» Material provided
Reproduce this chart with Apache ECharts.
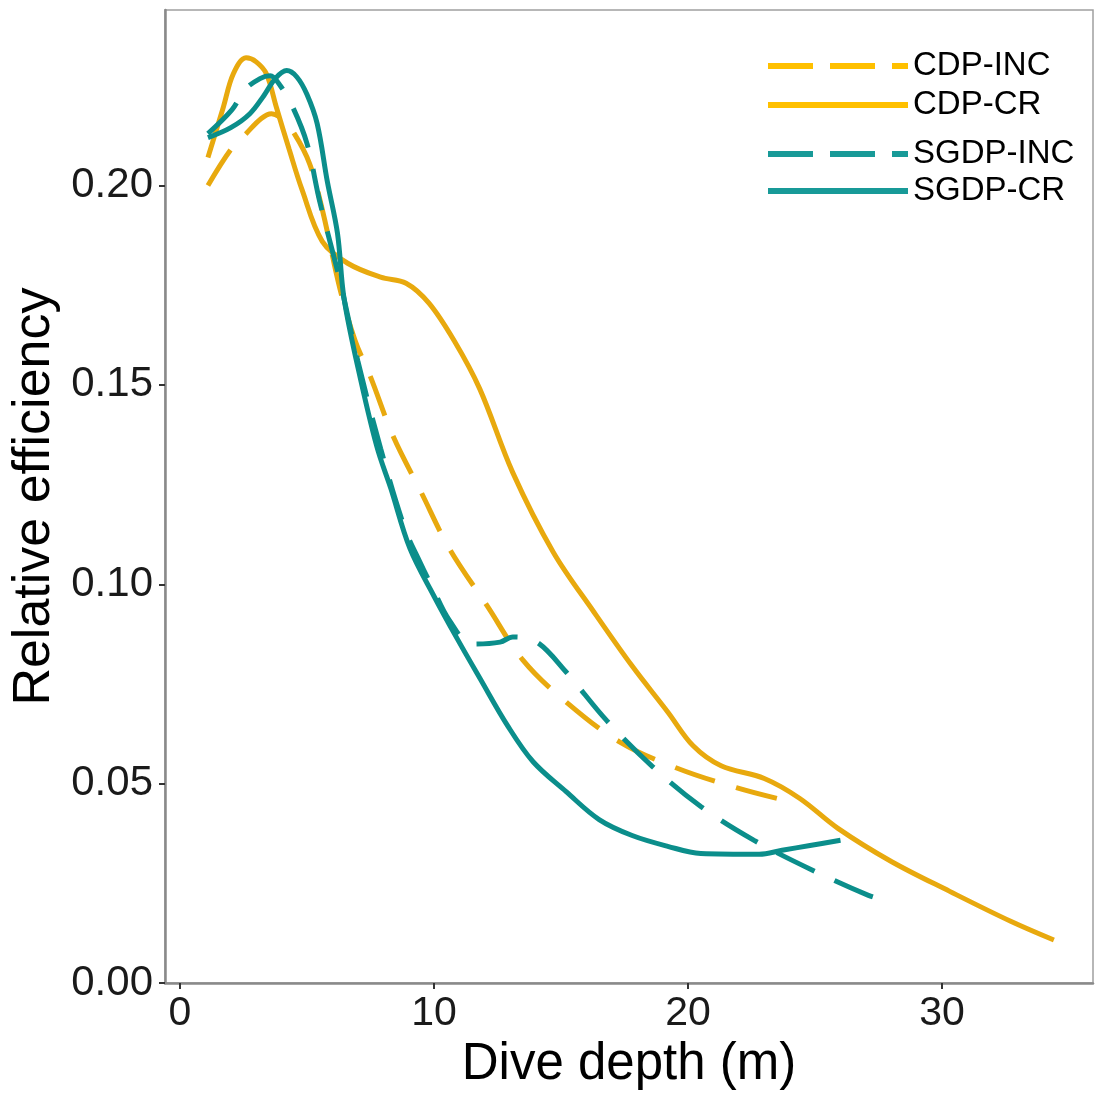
<!DOCTYPE html>
<html style="height: 100%">
   <head>
       <meta charset="utf-8">
   </head>
   <body style="height: 100%; margin: 0; background: #fff">
       <div id="container" style="width: 1096px; height: 1095px"></div>
       <script type="text/javascript" src="https://cdn.jsdelivr.net/npm/echarts@6/dist/echarts.min.js"></script>
       <script type="text/javascript">
            // values (dive depth in m, relative efficiency)
            var cdpCrX = [1.1, 1.7, 2.1, 2.6, 3.0, 3.4, 3.8, 4.3, 4.8, 5.6, 6.6, 7.9, 8.9, 9.8, 10.8, 11.8, 13.1, 14.7, 16.3, 17.8, 19.2, 20.2, 21.3, 23.0, 24.4, 25.9, 28.0, 30.3, 32.7, 34.4];
            var cdpCrY = [0.207, 0.2195, 0.228, 0.232, 0.231, 0.228, 0.2195, 0.209, 0.199, 0.186, 0.1805, 0.177, 0.1755, 0.1705, 0.161, 0.149, 0.128, 0.108, 0.093, 0.0795, 0.068, 0.0595, 0.0545, 0.0513, 0.0463, 0.0388, 0.0305, 0.023, 0.0155, 0.0108];

            var cdpIncX = [1.1, 2.0, 2.6, 3.2, 3.6, 4.0, 4.5, 5.1, 5.6, 6.3, 6.9, 7.5, 8.4, 9.5, 10.6, 12.1, 13.5, 15.2, 17.3, 19.6, 21.9, 23.5];
            var cdpIncY = [0.200, 0.209, 0.213, 0.2168, 0.218, 0.2168, 0.213, 0.2055, 0.194, 0.174, 0.161, 0.152, 0.137, 0.123, 0.109, 0.0945, 0.081, 0.0705, 0.0605, 0.0538, 0.049, 0.0463];

            var sgdpCrX = [1.1, 2.0, 2.75, 3.3, 3.75, 4.2, 4.6, 5.0, 5.4, 5.8, 6.2, 6.45, 7.0, 7.75, 8.3, 9.05, 10.0, 10.9, 11.8, 12.9, 13.9, 15.2, 16.5, 17.8, 19.2, 20.5, 22.8, 23.7, 24.8, 26.0];
            var sgdpCrY = [0.212, 0.2145, 0.218, 0.2225, 0.2268, 0.2288, 0.2272, 0.2228, 0.2155, 0.201, 0.188, 0.172, 0.1545, 0.1345, 0.124, 0.109, 0.097, 0.0865, 0.0765, 0.0645, 0.0555, 0.048, 0.041, 0.037, 0.0343, 0.0325, 0.0323, 0.0333, 0.0345, 0.0358];

            var sgdpIncX = [1.1, 2.05, 2.55, 3.15, 3.55, 3.95, 4.45, 5.0, 5.5, 6.3, 7.0, 7.9, 8.85, 9.45, 9.95, 10.6, 11.5, 12.6, 13.1, 14.05, 15.2, 16.8, 18.6, 20.5, 22.6, 24.9, 27.1, 27.9];
            var sgdpIncY = [0.213, 0.219, 0.224, 0.2268, 0.2275, 0.225, 0.2195, 0.2105, 0.196, 0.176, 0.156, 0.134, 0.114, 0.1055, 0.099, 0.091, 0.085, 0.0855, 0.0868, 0.0855, 0.078, 0.0658, 0.0543, 0.0443, 0.0358, 0.0283, 0.022, 0.0205];

            var xTicks = [0, 10, 20, 30];
            var yTicks = [0, 0.05, 0.10, 0.15, 0.20];

            var orange = '#E8A90E';
            var teal = '#0B8E8B';

            function pairs(xs, ys) {
                var out = [];
                for (var i = 0; i < xs.length; i++) {
                    out.push([xs[i], ys[i]]);
                }
                return out;
            }

            function curve(name, xs, ys, color, dashed) {
                return {
                    name: name,
                    type: 'line',
                    data: pairs(xs, ys),
                    smooth: 0.35,
                    symbol: 'none',
                    lineStyle: {
                        color: color,
                        width: 5,
                        type: dashed ? [42, 22] : 'solid',
                        cap: 'butt'
                    },
                    itemStyle: {color: color}
                };
            }

            function legendItem(name, color, dashed) {
                return {
                    name: name,
                    itemStyle: {opacity: 0},
                    lineStyle: {color: color, width: 6, type: dashed ? [45, 17] : 'solid'}
                };
            }

            var legendText = {
                color: '#000',
                fontFamily: 'Liberation Sans, Arial, sans-serif',
                fontSize: 33,
                lineHeight: 36
            };

            var dom = document.getElementById("container");
            var myChart = echarts.init(dom, null, {renderer: 'canvas'});
            var option = {
                backgroundColor: '#fff',
                animation: false,
                grid: {
                    left: 165,
                    right: 3,
                    top: 10,
                    bottom: 110,
                    show: true,
                    borderColor: '#a0a0a0',
                    borderWidth: 1.5
                },
                legend: [{
                    left: 765,
                    top: 48,
                    padding: 0,
                    orient: 'vertical',
                    itemWidth: 140,
                    itemHeight: 36,
                    itemGap: 3,
                    textStyle: legendText,
                    data: [
                        legendItem('CDP-INC', '#FFC000', true),
                        legendItem('CDP-CR', '#FFC000', false)
                    ]
                }, {
                    left: 765,
                    top: 136,
                    padding: 0,
                    orient: 'vertical',
                    itemWidth: 140,
                    itemHeight: 36,
                    itemGap: 1,
                    textStyle: legendText,
                    data: [
                        legendItem('SGDP-INC', '#189A98', true),
                        legendItem('SGDP-CR', '#189A98', false)
                    ]
                }],
                xAxis: {
                    type: 'value',
                    min: -0.59,
                    max: 35.94,
                    name: 'Dive depth (m)',
                    nameLocation: 'middle',
                    nameGap: 52,
                    nameTextStyle: {
                        color: '#000',
                        fontFamily: 'Liberation Sans, Arial, sans-serif',
                        fontSize: 51
                    },
                    splitLine: {show: false},
                    axisLine: {show: true, onZero: false, lineStyle: {color: '#8a8a8a', width: 2.5}},
                    axisTick: {show: true, length: 6, customValues: xTicks, lineStyle: {color: '#333', width: 2}},
                    axisLabel: {
                        customValues: xTicks,
                        margin: 10,
                        color: '#1a1a1a',
                        fontFamily: 'Liberation Sans, Arial, sans-serif',
                        fontSize: 41
                    }
                },
                yAxis: {
                    type: 'value',
                    min: 0,
                    max: 0.244,
                    name: 'Relative efficiency',
                    nameLocation: 'middle',
                    nameGap: 102,
                    nameTextStyle: {
                        color: '#000',
                        fontFamily: 'Liberation Sans, Arial, sans-serif',
                        fontSize: 52
                    },
                    splitLine: {show: false},
                    axisLine: {show: true, onZero: false, lineStyle: {color: '#8a8a8a', width: 2.5}},
                    axisTick: {show: true, length: 6, customValues: yTicks, lineStyle: {color: '#333', width: 2}},
                    axisLabel: {
                        customValues: yTicks,
                        margin: 12,
                        color: '#1a1a1a',
                        fontFamily: 'Liberation Sans, Arial, sans-serif',
                        fontSize: 42,
                        formatter: function (v) {
                            return v.toFixed(2);
                        }
                    }
                },
                series: [
                    curve('CDP-INC', cdpIncX, cdpIncY, orange, true),
                    curve('CDP-CR', cdpCrX, cdpCrY, orange, false),
                    curve('SGDP-INC', sgdpIncX, sgdpIncY, teal, true),
                    curve('SGDP-CR', sgdpCrX, sgdpCrY, teal, false)
                ]
            };

            myChart.setOption(option);
       </script>
   </body>
</html>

» Task statement
Print out the material word for word, omitting the pictures.

» Answer to this exercise
Reproduce this chart with Apache ECharts.
<!DOCTYPE html>
<html style="height: 100%">
   <head>
       <meta charset="utf-8">
   </head>
   <body style="height: 100%; margin: 0; background: #fff">
       <div id="container" style="width: 1096px; height: 1095px"></div>
       <script type="text/javascript" src="https://cdn.jsdelivr.net/npm/echarts@6/dist/echarts.min.js"></script>
       <script type="text/javascript">
            // values (dive depth in m, relative efficiency)
            var cdpCrX = [1.1, 1.7, 2.1, 2.6, 3.0, 3.4, 3.8, 4.3, 4.8, 5.6, 6.6, 7.9, 8.9, 9.8, 10.8, 11.8, 13.1, 14.7, 16.3, 17.8, 19.2, 20.2, 21.3, 23.0, 24.4, 25.9, 28.0, 30.3, 32.7, 34.4];
            var cdpCrY = [0.207, 0.2195, 0.228, 0.232, 0.231, 0.228, 0.2195, 0.209, 0.199, 0.186, 0.1805, 0.177, 0.1755, 0.1705, 0.161, 0.149, 0.128, 0.108, 0.093, 0.0795, 0.068, 0.0595, 0.0545, 0.0513, 0.0463, 0.0388, 0.0305, 0.023, 0.0155, 0.0108];

            var cdpIncX = [1.1, 2.0, 2.6, 3.2, 3.6, 4.0, 4.5, 5.1, 5.6, 6.3, 6.9, 7.5, 8.4, 9.5, 10.6, 12.1, 13.5, 15.2, 17.3, 19.6, 21.9, 23.5];
            var cdpIncY = [0.200, 0.209, 0.213, 0.2168, 0.218, 0.2168, 0.213, 0.2055, 0.194, 0.174, 0.161, 0.152, 0.137, 0.123, 0.109, 0.0945, 0.081, 0.0705, 0.0605, 0.0538, 0.049, 0.0463];

            var sgdpCrX = [1.1, 2.0, 2.75, 3.3, 3.75, 4.2, 4.6, 5.0, 5.4, 5.8, 6.2, 6.45, 7.0, 7.75, 8.3, 9.05, 10.0, 10.9, 11.8, 12.9, 13.9, 15.2, 16.5, 17.8, 19.2, 20.5, 22.8, 23.7, 24.8, 26.0];
            var sgdpCrY = [0.212, 0.2145, 0.218, 0.2225, 0.2268, 0.2288, 0.2272, 0.2228, 0.2155, 0.201, 0.188, 0.172, 0.1545, 0.1345, 0.124, 0.109, 0.097, 0.0865, 0.0765, 0.0645, 0.0555, 0.048, 0.041, 0.037, 0.0343, 0.0325, 0.0323, 0.0333, 0.0345, 0.0358];

            var sgdpIncX = [1.1, 2.05, 2.55, 3.15, 3.55, 3.95, 4.45, 5.0, 5.5, 6.3, 7.0, 7.9, 8.85, 9.45, 9.95, 10.6, 11.5, 12.6, 13.1, 14.05, 15.2, 16.8, 18.6, 20.5, 22.6, 24.9, 27.1, 27.9];
            var sgdpIncY = [0.213, 0.219, 0.224, 0.2268, 0.2275, 0.225, 0.2195, 0.2105, 0.196, 0.176, 0.156, 0.134, 0.114, 0.1055, 0.099, 0.091, 0.085, 0.0855, 0.0868, 0.0855, 0.078, 0.0658, 0.0543, 0.0443, 0.0358, 0.0283, 0.022, 0.0205];

            var xTicks = [0, 10, 20, 30];
            var yTicks = [0, 0.05, 0.10, 0.15, 0.20];

            var orange = '#E8A90E';
            var teal = '#0B8E8B';

            function pairs(xs, ys) {
                var out = [];
                for (var i = 0; i < xs.length; i++) {
                    out.push([xs[i], ys[i]]);
                }
                return out;
            }

            function curve(name, xs, ys, color, dashed) {
                return {
                    name: name,
                    type: 'line',
                    data: pairs(xs, ys),
                    smooth: 0.35,
                    symbol: 'none',
                    lineStyle: {
                        color: color,
                        width: 5,
                        type: dashed ? [42, 22] : 'solid',
                        cap: 'butt'
                    },
                    itemStyle: {color: color}
                };
            }

            function legendItem(name, color, dashed) {
                return {
                    name: name,
                    itemStyle: {opacity: 0},
                    lineStyle: {color: color, width: 6, type: dashed ? [45, 17] : 'solid'}
                };
            }

            var legendText = {
                color: '#000',
                fontFamily: 'Liberation Sans, Arial, sans-serif',
                fontSize: 33,
                lineHeight: 36
            };

            var dom = document.getElementById("container");
            var myChart = echarts.init(dom, null, {renderer: 'canvas'});
            var option = {
                backgroundColor: '#fff',
                animation: false,
                grid: {
                    left: 165,
                    right: 3,
                    top: 10,
                    bottom: 110,
                    show: true,
                    borderColor: '#a0a0a0',
                    borderWidth: 1.5
                },
                legend: [{
                    left: 765,
                    top: 48,
                    padding: 0,
                    orient: 'vertical',
                    itemWidth: 140,
                    itemHeight: 36,
                    itemGap: 3,
                    textStyle: legendText,
                    data: [
                        legendItem('CDP-INC', '#FFC000', true),
                        legendItem('CDP-CR', '#FFC000', false)
                    ]
                }, {
                    left: 765,
                    top: 136,
                    padding: 0,
                    orient: 'vertical',
                    itemWidth: 140,
                    itemHeight: 36,
                    itemGap: 1,
                    textStyle: legendText,
                    data: [
                        legendItem('SGDP-INC', '#189A98', true),
                        legendItem('SGDP-CR', '#189A98', false)
                    ]
                }],
                xAxis: {
                    type: 'value',
                    min: -0.59,
                    max: 35.94,
                    name: 'Dive depth (m)',
                    nameLocation: 'middle',
                    nameGap: 52,
                    nameTextStyle: {
                        color: '#000',
                        fontFamily: 'Liberation Sans, Arial, sans-serif',
                        fontSize: 51
                    },
                    splitLine: {show: false},
                    axisLine: {show: true, onZero: false, lineStyle: {color: '#8a8a8a', width: 2.5}},
                    axisTick: {show: true, length: 6, customValues: xTicks, lineStyle: {color: '#333', width: 2}},
                    axisLabel: {
                        customValues: xTicks,
                        margin: 10,
                        color: '#1a1a1a',
                        fontFamily: 'Liberation Sans, Arial, sans-serif',
                        fontSize: 41
                    }
                },
                yAxis: {
                    type: 'value',
                    min: 0,
                    max: 0.244,
                    name: 'Relative efficiency',
                    nameLocation: 'middle',
                    nameGap: 102,
                    nameTextStyle: {
                        color: '#000',
                        fontFamily: 'Liberation Sans, Arial, sans-serif',
                        fontSize: 52
                    },
                    splitLine: {show: false},
                    axisLine: {show: true, onZero: false, lineStyle: {color: '#8a8a8a', width: 2.5}},
                    axisTick: {show: true, length: 6, customValues: yTicks, lineStyle: {color: '#333', width: 2}},
                    axisLabel: {
                        customValues: yTicks,
                        margin: 12,
                        color: '#1a1a1a',
                        fontFamily: 'Liberation Sans, Arial, sans-serif',
                        fontSize: 42,
                        formatter: function (v) {
                            return v.toFixed(2);
                        }
                    }
                },
                series: [
                    curve('CDP-INC', cdpIncX, cdpIncY, orange, true),
                    curve('CDP-CR', cdpCrX, cdpCrY, orange, false),
                    curve('SGDP-INC', sgdpIncX, sgdpIncY, teal, true),
                    curve('SGDP-CR', sgdpCrX, sgdpCrY, teal, false)
                ]
            };

            myChart.setOption(option);
       </script>
   </body>
</html>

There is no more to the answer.